» **TASK**:
Leave the pictures out and retype the lines from the beginning through the line with "from matplotlib.lines import Line2D", both ends included.

☆ ☆ ☆

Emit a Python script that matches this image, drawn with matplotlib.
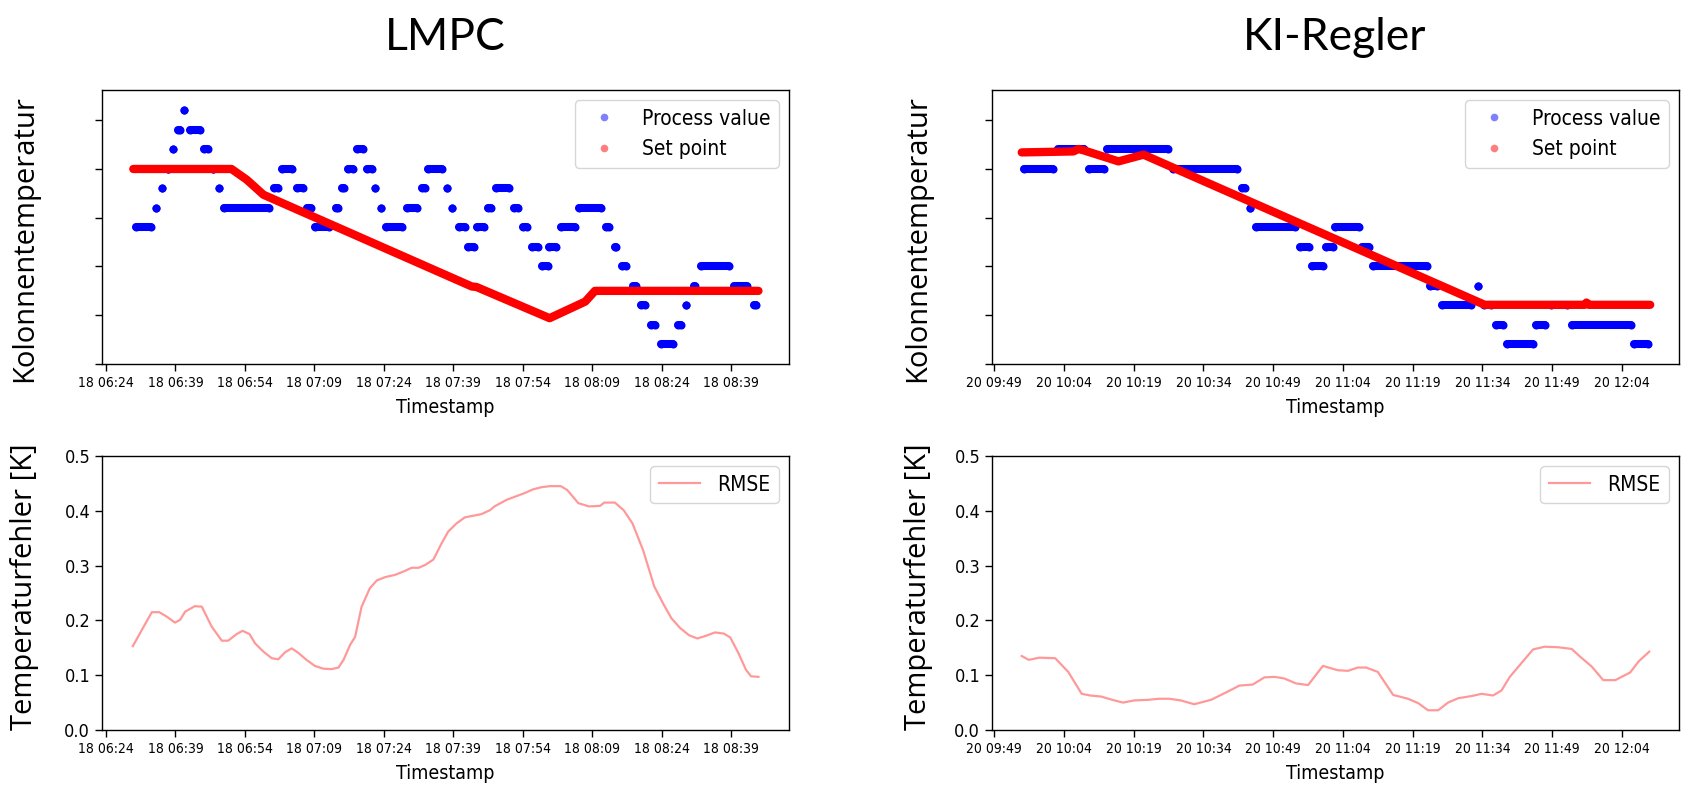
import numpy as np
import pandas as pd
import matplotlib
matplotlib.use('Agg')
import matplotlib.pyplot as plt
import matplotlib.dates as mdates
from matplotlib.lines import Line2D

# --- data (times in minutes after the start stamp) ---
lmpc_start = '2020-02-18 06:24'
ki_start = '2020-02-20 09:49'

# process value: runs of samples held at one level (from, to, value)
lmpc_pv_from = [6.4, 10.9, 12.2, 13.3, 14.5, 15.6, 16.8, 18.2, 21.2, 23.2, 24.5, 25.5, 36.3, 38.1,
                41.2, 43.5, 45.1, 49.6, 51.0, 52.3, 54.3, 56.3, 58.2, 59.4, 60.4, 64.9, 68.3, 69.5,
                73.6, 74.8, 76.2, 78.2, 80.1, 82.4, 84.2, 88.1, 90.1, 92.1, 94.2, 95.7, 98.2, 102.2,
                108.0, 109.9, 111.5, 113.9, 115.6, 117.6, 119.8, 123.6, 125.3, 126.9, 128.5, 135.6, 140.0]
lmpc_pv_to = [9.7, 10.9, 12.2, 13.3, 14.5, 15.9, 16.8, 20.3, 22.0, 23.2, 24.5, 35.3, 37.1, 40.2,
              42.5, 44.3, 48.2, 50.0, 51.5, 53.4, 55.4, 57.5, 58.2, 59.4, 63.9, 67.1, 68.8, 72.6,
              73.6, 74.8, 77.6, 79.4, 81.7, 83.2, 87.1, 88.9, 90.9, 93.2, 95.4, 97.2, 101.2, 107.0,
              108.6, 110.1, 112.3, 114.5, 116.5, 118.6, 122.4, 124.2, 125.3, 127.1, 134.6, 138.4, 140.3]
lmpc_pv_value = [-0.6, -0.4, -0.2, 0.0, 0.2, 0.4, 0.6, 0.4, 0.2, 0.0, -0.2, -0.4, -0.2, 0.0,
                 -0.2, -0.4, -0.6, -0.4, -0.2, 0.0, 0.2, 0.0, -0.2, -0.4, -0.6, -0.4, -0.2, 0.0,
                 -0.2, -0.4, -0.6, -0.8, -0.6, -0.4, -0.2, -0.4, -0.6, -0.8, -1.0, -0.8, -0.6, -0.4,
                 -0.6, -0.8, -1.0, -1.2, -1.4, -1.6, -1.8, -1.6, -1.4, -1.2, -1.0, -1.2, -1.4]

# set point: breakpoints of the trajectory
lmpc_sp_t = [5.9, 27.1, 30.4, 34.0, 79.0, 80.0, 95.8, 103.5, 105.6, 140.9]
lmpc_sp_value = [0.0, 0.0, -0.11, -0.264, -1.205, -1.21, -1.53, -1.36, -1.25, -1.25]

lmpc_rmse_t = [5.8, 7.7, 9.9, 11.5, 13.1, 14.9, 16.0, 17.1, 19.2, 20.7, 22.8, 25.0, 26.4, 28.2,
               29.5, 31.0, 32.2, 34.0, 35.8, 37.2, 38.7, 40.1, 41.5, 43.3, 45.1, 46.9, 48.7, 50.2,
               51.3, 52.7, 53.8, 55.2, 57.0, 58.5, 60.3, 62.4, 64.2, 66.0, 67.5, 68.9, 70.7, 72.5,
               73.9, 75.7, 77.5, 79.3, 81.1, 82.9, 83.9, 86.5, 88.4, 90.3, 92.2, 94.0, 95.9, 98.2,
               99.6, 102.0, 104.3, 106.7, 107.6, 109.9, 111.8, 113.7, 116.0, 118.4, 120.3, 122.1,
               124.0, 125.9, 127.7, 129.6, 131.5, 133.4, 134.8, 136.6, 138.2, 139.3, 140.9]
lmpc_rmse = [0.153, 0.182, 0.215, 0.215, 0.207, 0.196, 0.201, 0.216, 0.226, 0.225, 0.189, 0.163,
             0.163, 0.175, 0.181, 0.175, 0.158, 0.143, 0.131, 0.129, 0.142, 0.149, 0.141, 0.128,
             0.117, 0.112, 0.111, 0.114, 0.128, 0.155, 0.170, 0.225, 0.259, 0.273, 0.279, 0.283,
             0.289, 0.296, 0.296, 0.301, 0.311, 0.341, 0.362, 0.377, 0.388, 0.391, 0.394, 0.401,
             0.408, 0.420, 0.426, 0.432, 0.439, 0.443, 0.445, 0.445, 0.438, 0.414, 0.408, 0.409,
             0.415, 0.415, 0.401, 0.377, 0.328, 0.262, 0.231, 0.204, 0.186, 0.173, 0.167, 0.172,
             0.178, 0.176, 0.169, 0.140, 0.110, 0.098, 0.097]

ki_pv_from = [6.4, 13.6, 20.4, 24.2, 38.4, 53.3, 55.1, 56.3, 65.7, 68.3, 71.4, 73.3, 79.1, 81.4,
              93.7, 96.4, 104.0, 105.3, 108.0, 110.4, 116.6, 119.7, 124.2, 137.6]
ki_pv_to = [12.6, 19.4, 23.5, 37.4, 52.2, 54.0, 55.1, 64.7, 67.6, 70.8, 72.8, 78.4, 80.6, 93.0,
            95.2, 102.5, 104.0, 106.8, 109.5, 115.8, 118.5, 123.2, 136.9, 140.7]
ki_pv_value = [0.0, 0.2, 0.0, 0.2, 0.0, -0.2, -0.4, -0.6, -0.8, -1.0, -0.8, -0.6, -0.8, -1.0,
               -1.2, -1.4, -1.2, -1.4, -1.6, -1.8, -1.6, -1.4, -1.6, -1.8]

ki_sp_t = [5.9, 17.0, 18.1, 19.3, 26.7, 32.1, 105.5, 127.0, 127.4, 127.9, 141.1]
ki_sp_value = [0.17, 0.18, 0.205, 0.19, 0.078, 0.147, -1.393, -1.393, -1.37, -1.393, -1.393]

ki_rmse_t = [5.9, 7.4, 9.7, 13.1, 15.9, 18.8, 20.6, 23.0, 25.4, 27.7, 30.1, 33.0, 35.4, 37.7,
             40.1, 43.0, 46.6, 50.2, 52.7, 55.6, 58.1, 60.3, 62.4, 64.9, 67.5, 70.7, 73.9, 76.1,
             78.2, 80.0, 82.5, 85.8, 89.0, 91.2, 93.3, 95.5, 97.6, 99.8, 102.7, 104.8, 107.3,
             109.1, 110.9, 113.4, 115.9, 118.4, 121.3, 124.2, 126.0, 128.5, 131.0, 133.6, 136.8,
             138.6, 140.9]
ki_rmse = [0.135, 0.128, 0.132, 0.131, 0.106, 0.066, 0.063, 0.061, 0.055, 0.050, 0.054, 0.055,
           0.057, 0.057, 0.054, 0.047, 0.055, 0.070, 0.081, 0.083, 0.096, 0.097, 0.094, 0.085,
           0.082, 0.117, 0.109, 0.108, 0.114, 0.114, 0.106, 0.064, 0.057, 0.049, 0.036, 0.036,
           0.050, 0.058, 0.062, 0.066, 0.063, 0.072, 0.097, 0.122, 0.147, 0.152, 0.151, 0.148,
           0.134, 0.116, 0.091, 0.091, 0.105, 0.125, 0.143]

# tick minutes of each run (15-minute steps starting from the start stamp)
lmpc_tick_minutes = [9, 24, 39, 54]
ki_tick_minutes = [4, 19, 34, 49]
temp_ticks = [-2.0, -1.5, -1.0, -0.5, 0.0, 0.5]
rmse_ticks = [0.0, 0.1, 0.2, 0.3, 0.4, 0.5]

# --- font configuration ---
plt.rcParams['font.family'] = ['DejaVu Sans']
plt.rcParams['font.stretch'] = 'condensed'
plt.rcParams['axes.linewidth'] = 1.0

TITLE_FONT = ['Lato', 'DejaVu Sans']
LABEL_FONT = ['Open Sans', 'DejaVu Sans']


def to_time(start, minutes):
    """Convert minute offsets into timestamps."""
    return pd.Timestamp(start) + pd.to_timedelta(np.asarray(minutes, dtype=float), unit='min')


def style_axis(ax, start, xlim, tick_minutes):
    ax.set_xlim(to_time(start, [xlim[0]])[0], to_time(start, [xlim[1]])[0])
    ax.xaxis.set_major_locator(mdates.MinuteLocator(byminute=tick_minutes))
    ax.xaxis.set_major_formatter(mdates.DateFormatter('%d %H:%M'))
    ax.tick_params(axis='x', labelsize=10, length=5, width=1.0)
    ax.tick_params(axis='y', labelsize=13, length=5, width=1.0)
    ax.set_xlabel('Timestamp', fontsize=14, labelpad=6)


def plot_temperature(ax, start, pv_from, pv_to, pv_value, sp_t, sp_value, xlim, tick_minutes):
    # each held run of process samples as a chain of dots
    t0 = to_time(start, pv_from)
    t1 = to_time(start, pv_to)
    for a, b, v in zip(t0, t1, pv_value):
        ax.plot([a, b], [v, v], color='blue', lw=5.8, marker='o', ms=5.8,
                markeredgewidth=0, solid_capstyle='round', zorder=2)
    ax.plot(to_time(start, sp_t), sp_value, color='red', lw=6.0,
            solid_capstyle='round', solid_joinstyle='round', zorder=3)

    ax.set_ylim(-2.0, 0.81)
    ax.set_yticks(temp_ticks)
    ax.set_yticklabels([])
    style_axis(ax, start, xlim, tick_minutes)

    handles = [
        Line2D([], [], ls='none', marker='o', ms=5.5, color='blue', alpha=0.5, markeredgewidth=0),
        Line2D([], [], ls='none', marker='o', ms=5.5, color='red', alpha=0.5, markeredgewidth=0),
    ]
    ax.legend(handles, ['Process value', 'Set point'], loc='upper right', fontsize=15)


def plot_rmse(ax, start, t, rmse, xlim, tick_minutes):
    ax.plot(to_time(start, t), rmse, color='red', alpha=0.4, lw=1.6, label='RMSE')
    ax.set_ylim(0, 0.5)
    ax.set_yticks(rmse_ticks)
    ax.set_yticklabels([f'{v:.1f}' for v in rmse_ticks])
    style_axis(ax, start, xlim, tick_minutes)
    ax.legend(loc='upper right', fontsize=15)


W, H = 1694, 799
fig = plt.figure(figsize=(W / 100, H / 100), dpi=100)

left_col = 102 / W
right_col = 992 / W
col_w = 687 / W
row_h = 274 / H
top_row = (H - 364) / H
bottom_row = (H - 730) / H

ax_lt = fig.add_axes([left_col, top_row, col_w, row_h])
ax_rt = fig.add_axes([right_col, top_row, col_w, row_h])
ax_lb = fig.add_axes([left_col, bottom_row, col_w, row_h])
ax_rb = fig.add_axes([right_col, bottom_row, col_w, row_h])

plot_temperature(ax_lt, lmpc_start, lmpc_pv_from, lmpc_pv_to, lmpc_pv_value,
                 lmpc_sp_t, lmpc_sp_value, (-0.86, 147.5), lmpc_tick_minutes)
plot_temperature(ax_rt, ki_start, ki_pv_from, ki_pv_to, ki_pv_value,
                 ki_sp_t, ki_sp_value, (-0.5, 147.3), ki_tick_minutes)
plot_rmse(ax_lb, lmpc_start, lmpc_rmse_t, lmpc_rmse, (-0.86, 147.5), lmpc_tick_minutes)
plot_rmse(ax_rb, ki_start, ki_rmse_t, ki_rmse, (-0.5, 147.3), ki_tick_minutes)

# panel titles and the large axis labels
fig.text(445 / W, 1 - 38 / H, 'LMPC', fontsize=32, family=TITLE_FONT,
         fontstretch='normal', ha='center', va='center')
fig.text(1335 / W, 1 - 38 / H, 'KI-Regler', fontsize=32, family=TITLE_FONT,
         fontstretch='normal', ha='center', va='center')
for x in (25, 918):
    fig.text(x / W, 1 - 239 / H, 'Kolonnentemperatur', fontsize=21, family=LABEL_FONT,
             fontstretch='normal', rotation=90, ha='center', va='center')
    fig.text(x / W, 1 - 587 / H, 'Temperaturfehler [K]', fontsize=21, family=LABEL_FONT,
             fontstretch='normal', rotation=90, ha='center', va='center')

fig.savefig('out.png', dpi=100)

☆ ☆ ☆

» **EXERCISE OUTPUT**:
Emit a Python script that matches this image, drawn with matplotlib.
import numpy as np
import pandas as pd
import matplotlib
matplotlib.use('Agg')
import matplotlib.pyplot as plt
import matplotlib.dates as mdates
from matplotlib.lines import Line2D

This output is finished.